Прошло несколько дней, и мои конспирологические представления от услышанных тем вечером слов стали рассеиваться. Но в одно из воскресений я, как обычно, отправился на рынок. После того, как Эльзы не стало, я сам покупаю продукты и сам готовлю нам с Куртом еду. Эльза имела эту привычку воскресного посещения городского рынка, и для меня эти походы за свежими продуктами в выходной стали чем-то вроде свиданий с прошлым.
Бертольд сжал кулаки, затем снова потер коленку:
– Извини, Семен, я многословен.
– Эльза была тебе прекрасной женой, мы все очень ее любили. Алевтина до сих пор корит себя, думает, что виновата, что не углядела. Думает, я не вижу, как она мучается, когда про Эльзу говорят, годовщины отмечают, на кладбище в дни поминовения ходят. Ты говори, Бертольд, ведь у тебя есть то, самое важное, что мне передать надо, не сомневайся, все сделаю для тебя, будь уверен.
– Да, Семен, ты прав, кое-что я должен тебе передать. Так вот, брожу я по нашему рынку, уже кое-чего купил, корзинка почти полная. Подхожу к овощному прилавку и спрашиваю продавца: «Почем кабачки?»
Ну, он мне отвечает и предлагает тот, что побольше, а я говорю:
– Да, у меня уже корзинка полная, мне поменьше поищите.
Он смеется и отвечает:
– Я вам что, сантиметром перемерять буду? Видите, они все почти одного размера.
И тут у меня за спиной раздается тихий такой женский голосок:
– Да, мы верим, но проверим, даже бога перемерим.
Я обернулся и почти уперся в женщину. Высокая, моих лет, хорошо одета, в шляпке, тоже с корзинкой и смеется.
– Я, как и вы, собралась кабачок купить, – делится она, значит, со мной, и тут же продавцу: – Вот, который в углу, – и указывает на тот, который мне предлагали. – Этот мне, а тот, что за ним, этому товарищу.

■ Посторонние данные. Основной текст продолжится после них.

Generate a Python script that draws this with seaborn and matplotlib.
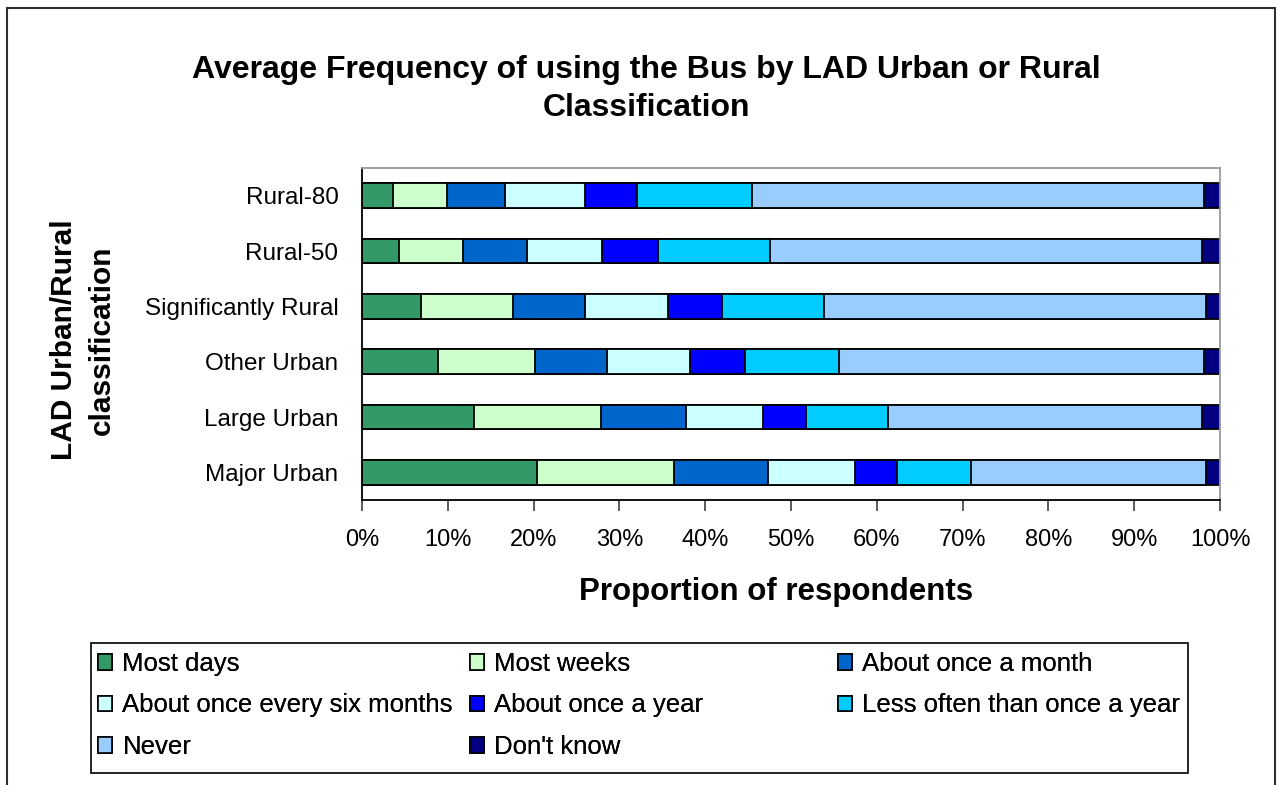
import matplotlib
matplotlib.use("Agg")
import matplotlib.pyplot as plt
from matplotlib.patches import Patch, Rectangle
import seaborn as sns
import numpy as np
import pandas as pd

# categories (top to bottom) and share of respondents (%) per frequency band
areas = ["Rural-80", "Rural-50", "Significantly Rural", "Other Urban", "Large Urban", "Major Urban"]

most_days = [3.6, 4.3, 6.9, 8.8, 13.0, 20.4]
most_weeks = [6.3, 7.5, 10.7, 11.4, 14.8, 16.0]
once_month = [6.8, 7.4, 8.4, 8.3, 10.0, 10.9]
six_months = [9.3, 8.8, 9.7, 9.7, 8.9, 10.2]
once_year = [6.0, 6.5, 6.3, 6.4, 5.0, 4.9]
less_often = [13.5, 13.1, 11.8, 11.0, 9.6, 8.6]
never = [52.6, 50.3, 44.6, 42.5, 36.6, 27.4]
dont_know = [1.9, 2.1, 1.6, 1.9, 2.1, 1.6]

series_names = ["Most days", "Most weeks", "About once a month", "About once every six months",
                "About once a year", "Less often than once a year", "Never", "Don't know"]
series_colors = ["#339966", "#CCFFCC", "#0066CC", "#CCFFFF", "#0000FF", "#00CCFF", "#99CCFF", "#000080"]
pct_ticks = list(range(0, 101, 10))

df = pd.DataFrame(
    dict(zip(series_names, [most_days, most_weeks, once_month, six_months,
                            once_year, less_often, never, dont_know])),
    index=areas,
)
cum = df.cumsum(axis=1)

sns.set_theme(style="white")
plt.rcParams["font.family"] = ["Liberation Sans", "DejaVu Sans"]
plt.rcParams["text.color"] = "black"
plt.rcParams["xtick.color"] = "black"
plt.rcParams["ytick.color"] = "black"

fig = plt.figure(figsize=(12.84, 7.85), dpi=100)
W, H = 1284, 785
ax = fig.add_axes([362 / W, 1 - 500 / H, (1220 - 362) / W, (500 - 168) / H])

# stacked bars: draw cumulative totals from the last band backwards
for name, col in zip(series_names[::-1], series_colors[::-1]):
    sns.barplot(x=cum[name].values, y=areas, orient="h", color=col, saturation=1,
                edgecolor="black", linewidth=1.3, width=0.44, ax=ax)

ax.set_xlim(0, 100)
ax.set_ylim(len(areas) - 0.5, -0.5)
ax.set_xticks(pct_ticks)
ax.set_xticklabels([f"{t}%" for t in pct_ticks], fontsize=17)
ax.set_yticks(range(len(areas)))
ax.set_yticklabels(areas, fontsize=17.5)
ax.set_yticks(np.arange(-0.5, len(areas)), minor=True)
ax.tick_params(axis="y", which="major", length=0, pad=17)
ax.tick_params(axis="y", which="minor", length=8, width=1.2, color="#404040", direction="out")
ax.tick_params(axis="x", length=8, width=1.2, color="#404040", direction="out", pad=13, bottom=True)
ax.set_xlabel("")
ax.set_ylabel("")
for s in ["left", "bottom"]:
    ax.spines[s].set_color("black")
    ax.spines[s].set_linewidth(1.3)
for s in ["top", "right"]:
    ax.spines[s].set_color("#9a9a9a")
    ax.spines[s].set_linewidth(1.3)

# titles
fig.text(646 / W, 1 - 89 / H, "Average Frequency of using the Bus by LAD Urban or Rural\nClassification",
         ha="center", va="center", fontsize=23, fontweight="bold", linespacing=1.38)
fig.text(776 / W, 1 - 592 / H, "Proportion of respondents", ha="center", va="center",
         fontsize=22.5, fontweight="bold")
fig.text(83 / W, 1 - 340 / H, "LAD Urban/Rural\nclassification", ha="center", va="center",
         rotation=90, fontsize=21.5, fontweight="bold", linespacing=1.45)

# legend box and figure frame
fig.patches.append(Rectangle((91 / W, 1 - 773 / H), (1188 - 91) / W, (773 - 643) / H,
                             transform=fig.transFigure, fill=False, edgecolor="black", linewidth=1.2))
fig.patches.append(Rectangle((7 / W, -0.02), (1275 - 7) / W, 1 - 8 / H + 0.02,
                             transform=fig.transFigure, fill=False, edgecolor="#303030", linewidth=1.5))

handles = [Patch(facecolor=c, edgecolor="black", linewidth=1.2) for c in series_colors]
columns = [[0, 3, 6], [1, 4, 7], [2, 5]]
col_x = [98, 470, 838]
for idx, x in zip(columns, col_x):
    leg = fig.legend([handles[i] for i in idx], [series_names[i] for i in idx],
                     loc="upper left", bbox_to_anchor=(x / W, 1 - 652 / H),
                     frameon=False, fontsize=18.5, handlelength=0.55, handleheight=0.55,
                     handletextpad=0.4, labelspacing=0.68, borderpad=0, borderaxespad=0)
    fig.add_artist(leg)

fig.savefig("out.png", dpi=100, facecolor="white")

И действительно, мне поменьше достался. Рассчитались мы за покупки и вместе пошли вдоль торговых рядов. Выглядело вроде естественно: сошлись двое покупателей на почве совместного процесса приобретения кабачков. У меня все внутри трясется, понимаю, что эта женщина оттуда, и сейчас что-то должно произойти. Ты ведь помнишь, раньше все проще было и с письмами, и с посылками, а в двадцать восьмом уже поменялась ситуация. Письмо оттуда могло всю твою жизнь опрокинуть, промолчу про сегодня.